Only lines holding the string "Write" are wanted; copy each one from the material.

*EXTRACTED MATERIAL*.
···
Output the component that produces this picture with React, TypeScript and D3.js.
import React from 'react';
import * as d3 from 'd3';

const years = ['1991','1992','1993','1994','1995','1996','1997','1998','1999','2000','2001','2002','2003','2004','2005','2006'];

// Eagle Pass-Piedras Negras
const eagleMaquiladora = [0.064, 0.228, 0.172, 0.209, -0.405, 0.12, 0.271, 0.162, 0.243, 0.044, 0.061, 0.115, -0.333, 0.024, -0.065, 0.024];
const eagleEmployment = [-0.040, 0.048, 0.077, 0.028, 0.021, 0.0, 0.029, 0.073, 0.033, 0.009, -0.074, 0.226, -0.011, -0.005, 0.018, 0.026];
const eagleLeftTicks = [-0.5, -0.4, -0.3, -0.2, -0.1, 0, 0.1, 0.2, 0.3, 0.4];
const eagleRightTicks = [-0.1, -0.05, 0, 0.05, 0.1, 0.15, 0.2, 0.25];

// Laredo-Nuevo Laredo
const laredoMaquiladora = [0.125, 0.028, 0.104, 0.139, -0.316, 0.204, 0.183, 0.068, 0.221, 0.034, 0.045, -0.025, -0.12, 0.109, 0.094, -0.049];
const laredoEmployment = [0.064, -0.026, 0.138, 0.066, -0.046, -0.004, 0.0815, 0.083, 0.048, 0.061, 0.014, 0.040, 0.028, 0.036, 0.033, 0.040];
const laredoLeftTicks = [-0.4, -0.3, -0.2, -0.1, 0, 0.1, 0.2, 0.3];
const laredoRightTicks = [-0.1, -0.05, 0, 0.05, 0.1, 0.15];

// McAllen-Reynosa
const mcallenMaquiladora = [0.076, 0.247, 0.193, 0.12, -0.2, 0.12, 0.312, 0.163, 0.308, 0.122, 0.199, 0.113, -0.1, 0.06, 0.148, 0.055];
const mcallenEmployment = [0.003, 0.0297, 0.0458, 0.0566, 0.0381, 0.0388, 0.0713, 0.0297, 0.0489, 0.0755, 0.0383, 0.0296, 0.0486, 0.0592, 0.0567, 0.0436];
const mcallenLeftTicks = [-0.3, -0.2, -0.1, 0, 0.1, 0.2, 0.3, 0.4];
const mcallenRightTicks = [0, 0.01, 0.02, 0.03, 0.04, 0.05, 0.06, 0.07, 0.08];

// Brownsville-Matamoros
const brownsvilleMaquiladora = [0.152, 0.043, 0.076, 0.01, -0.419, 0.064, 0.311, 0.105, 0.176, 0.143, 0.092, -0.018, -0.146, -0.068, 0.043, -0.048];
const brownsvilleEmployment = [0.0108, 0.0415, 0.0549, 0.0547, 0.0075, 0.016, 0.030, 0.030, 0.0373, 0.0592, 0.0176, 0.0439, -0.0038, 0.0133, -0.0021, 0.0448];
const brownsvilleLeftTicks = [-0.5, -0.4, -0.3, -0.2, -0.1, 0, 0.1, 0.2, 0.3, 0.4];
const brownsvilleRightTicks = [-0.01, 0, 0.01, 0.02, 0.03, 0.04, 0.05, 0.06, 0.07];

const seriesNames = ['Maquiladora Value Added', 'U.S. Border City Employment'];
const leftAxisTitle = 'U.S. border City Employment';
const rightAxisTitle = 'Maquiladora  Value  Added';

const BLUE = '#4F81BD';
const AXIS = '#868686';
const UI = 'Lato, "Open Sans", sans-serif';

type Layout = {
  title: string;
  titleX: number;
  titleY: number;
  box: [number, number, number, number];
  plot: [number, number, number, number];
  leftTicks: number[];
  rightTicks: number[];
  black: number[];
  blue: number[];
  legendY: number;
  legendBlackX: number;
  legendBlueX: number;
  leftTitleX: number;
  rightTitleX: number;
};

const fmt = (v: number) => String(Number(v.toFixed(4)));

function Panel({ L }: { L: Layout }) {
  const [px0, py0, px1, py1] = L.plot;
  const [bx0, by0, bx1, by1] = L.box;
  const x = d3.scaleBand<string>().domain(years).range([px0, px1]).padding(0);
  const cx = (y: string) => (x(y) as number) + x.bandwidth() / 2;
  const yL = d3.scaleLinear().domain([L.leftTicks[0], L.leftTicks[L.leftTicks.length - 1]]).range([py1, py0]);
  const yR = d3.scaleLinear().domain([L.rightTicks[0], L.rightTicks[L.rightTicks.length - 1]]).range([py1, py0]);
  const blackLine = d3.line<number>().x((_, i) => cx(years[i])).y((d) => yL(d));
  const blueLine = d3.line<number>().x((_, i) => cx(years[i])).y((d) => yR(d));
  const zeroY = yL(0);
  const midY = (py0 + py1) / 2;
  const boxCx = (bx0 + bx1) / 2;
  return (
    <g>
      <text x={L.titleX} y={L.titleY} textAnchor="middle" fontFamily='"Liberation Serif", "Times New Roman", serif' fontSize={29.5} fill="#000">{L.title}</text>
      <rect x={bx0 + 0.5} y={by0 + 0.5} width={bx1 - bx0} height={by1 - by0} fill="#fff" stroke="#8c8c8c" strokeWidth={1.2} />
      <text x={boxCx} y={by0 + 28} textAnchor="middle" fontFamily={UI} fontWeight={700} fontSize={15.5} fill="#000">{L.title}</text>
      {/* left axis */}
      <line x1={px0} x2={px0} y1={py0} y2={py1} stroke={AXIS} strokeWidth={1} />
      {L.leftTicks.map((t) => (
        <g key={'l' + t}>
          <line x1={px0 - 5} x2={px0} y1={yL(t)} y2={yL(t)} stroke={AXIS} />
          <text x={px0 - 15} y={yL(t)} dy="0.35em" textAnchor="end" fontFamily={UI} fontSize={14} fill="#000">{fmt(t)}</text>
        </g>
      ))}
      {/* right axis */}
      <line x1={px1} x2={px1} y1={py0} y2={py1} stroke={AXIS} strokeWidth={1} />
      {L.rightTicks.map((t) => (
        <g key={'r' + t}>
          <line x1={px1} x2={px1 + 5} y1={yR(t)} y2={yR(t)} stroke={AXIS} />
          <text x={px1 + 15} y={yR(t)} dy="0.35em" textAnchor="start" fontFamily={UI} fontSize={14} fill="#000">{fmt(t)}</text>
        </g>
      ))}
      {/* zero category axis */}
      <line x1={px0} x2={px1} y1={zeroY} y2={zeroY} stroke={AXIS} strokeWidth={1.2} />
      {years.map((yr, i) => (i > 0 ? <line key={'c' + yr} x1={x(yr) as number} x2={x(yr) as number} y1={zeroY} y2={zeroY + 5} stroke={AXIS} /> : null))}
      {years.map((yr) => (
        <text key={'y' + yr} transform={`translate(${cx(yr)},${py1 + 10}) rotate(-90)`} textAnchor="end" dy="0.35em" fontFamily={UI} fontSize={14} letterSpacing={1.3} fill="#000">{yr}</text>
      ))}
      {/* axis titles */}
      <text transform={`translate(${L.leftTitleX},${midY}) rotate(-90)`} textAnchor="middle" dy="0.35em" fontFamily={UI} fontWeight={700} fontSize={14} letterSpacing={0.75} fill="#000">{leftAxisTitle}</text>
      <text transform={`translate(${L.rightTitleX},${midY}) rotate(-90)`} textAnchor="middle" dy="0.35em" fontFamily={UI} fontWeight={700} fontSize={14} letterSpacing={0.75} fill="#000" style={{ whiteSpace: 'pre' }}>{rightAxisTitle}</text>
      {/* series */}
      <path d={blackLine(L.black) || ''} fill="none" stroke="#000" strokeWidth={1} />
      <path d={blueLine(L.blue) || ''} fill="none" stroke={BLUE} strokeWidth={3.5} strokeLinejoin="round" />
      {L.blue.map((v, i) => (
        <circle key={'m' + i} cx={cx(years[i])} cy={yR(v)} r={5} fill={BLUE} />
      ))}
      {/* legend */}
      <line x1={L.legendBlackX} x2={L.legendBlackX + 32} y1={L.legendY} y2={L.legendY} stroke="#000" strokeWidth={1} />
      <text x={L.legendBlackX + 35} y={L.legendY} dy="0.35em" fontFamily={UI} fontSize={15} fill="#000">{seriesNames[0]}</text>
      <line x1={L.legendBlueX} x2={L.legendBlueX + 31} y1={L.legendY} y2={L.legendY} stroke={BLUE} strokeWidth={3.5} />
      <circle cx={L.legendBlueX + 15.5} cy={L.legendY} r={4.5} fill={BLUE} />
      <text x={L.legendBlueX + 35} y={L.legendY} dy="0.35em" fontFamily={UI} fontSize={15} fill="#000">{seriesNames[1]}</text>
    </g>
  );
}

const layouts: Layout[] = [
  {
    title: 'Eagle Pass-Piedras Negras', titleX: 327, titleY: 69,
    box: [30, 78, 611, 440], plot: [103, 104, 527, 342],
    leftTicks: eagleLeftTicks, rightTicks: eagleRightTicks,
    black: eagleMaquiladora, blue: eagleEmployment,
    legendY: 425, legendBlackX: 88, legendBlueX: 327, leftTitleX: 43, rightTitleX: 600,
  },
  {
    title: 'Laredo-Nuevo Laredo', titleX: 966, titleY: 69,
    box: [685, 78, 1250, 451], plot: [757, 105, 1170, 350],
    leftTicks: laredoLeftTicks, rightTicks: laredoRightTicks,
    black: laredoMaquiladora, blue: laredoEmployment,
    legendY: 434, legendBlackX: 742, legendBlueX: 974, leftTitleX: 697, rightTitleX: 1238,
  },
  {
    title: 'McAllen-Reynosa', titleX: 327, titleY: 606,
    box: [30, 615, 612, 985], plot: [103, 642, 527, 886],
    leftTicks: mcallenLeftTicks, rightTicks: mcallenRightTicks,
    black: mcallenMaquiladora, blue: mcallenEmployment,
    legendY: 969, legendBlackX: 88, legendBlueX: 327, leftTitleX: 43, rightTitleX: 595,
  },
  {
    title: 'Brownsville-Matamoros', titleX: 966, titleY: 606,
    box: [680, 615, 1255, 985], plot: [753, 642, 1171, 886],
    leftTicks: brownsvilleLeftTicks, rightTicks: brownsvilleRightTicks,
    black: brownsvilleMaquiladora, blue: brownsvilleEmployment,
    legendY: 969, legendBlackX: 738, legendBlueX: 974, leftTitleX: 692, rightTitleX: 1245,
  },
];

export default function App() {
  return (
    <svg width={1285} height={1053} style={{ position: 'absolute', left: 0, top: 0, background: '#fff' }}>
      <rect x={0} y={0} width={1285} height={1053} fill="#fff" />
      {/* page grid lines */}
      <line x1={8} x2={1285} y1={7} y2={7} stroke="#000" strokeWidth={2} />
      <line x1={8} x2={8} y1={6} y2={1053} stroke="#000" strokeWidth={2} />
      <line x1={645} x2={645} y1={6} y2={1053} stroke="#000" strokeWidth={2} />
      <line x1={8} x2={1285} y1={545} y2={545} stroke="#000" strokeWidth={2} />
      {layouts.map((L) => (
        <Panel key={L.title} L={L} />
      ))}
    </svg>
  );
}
···
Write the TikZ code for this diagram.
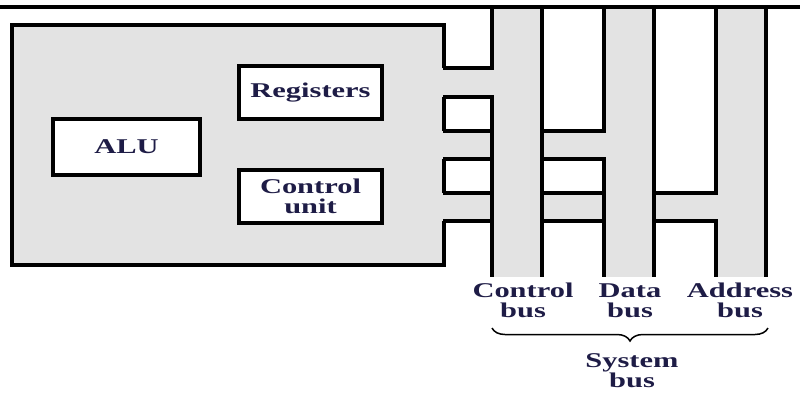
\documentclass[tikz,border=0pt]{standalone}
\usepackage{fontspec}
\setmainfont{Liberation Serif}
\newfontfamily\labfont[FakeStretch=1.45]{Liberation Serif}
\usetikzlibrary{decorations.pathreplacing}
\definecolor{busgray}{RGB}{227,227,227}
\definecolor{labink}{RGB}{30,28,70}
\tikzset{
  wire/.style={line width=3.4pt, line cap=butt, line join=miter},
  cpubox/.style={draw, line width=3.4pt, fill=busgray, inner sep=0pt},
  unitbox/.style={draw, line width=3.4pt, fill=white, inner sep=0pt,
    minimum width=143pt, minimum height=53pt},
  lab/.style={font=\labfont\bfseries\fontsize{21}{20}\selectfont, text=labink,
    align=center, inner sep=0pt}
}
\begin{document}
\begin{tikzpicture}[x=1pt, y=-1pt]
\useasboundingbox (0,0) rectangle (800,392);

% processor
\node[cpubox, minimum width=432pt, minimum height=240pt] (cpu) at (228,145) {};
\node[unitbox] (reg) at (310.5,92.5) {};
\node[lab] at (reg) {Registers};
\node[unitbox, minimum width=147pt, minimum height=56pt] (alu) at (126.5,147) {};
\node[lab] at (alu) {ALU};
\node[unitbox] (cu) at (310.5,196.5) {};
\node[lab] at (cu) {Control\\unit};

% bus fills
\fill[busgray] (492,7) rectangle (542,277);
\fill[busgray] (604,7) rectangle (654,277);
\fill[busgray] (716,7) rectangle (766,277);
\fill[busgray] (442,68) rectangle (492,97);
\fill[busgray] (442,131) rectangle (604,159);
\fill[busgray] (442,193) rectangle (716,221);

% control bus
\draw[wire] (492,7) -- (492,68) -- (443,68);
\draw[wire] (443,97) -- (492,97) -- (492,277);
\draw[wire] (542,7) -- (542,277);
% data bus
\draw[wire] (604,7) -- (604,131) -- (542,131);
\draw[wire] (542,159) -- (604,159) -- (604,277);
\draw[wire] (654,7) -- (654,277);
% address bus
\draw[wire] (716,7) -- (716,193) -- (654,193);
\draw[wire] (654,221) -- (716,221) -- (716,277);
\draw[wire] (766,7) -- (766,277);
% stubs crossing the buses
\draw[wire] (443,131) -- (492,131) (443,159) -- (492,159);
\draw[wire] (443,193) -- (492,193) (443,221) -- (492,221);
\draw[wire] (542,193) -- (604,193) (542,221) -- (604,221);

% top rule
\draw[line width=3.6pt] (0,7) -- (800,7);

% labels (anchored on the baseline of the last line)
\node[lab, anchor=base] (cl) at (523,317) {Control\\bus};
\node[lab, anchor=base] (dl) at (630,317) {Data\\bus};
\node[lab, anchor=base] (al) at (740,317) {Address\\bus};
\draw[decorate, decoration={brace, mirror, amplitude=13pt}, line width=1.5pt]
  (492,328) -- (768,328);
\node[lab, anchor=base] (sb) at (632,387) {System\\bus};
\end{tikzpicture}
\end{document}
···
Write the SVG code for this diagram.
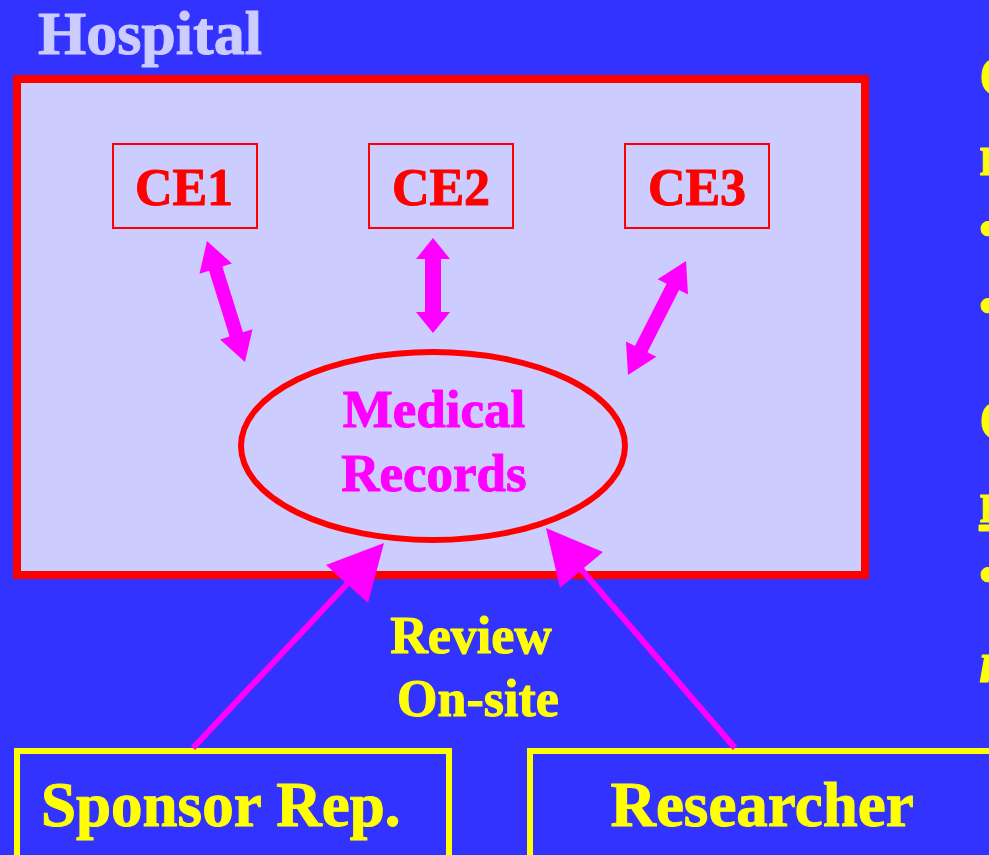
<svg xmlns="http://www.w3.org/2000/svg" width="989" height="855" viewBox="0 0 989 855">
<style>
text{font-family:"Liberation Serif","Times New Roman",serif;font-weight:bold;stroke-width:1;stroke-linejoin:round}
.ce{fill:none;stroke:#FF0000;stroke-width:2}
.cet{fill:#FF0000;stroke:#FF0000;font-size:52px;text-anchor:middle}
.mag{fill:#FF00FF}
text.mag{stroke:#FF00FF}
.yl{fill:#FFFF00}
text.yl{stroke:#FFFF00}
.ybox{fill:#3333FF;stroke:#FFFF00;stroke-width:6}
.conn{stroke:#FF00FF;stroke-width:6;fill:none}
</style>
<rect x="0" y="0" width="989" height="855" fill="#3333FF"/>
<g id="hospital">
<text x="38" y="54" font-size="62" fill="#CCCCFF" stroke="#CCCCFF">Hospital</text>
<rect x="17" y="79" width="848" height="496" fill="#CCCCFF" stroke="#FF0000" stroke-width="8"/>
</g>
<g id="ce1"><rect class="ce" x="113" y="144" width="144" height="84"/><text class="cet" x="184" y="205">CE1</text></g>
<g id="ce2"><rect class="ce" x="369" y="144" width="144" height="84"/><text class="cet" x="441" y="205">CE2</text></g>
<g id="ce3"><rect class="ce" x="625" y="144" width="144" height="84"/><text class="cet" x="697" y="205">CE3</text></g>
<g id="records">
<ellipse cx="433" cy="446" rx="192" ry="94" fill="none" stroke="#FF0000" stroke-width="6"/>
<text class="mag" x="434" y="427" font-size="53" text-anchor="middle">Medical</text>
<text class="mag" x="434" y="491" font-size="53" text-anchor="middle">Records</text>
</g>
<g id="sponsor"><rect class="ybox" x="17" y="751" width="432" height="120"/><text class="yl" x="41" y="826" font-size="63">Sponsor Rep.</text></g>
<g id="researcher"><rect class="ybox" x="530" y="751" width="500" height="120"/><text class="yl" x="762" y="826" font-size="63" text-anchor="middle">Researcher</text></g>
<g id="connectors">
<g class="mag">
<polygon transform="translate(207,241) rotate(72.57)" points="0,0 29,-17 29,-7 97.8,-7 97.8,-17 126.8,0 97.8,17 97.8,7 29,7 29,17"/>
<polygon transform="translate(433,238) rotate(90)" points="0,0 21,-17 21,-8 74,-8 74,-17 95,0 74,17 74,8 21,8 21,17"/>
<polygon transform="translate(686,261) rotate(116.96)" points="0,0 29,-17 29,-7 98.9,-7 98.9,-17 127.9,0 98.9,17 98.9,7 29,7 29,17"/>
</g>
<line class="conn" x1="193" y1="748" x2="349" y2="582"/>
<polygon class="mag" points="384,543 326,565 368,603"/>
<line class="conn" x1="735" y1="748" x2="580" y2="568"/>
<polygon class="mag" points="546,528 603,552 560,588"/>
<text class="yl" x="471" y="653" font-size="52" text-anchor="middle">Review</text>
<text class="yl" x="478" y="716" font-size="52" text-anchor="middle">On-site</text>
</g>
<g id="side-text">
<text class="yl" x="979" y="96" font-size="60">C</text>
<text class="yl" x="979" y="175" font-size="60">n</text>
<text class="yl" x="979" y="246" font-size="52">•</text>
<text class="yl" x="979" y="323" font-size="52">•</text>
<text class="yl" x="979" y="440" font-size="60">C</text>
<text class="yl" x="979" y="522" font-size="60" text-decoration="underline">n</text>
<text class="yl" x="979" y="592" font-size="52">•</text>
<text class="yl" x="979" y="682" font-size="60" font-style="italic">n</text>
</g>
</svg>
···
*TASK SOLUTION*.
Write the TikZ code for this diagram.
Write the SVG code for this diagram.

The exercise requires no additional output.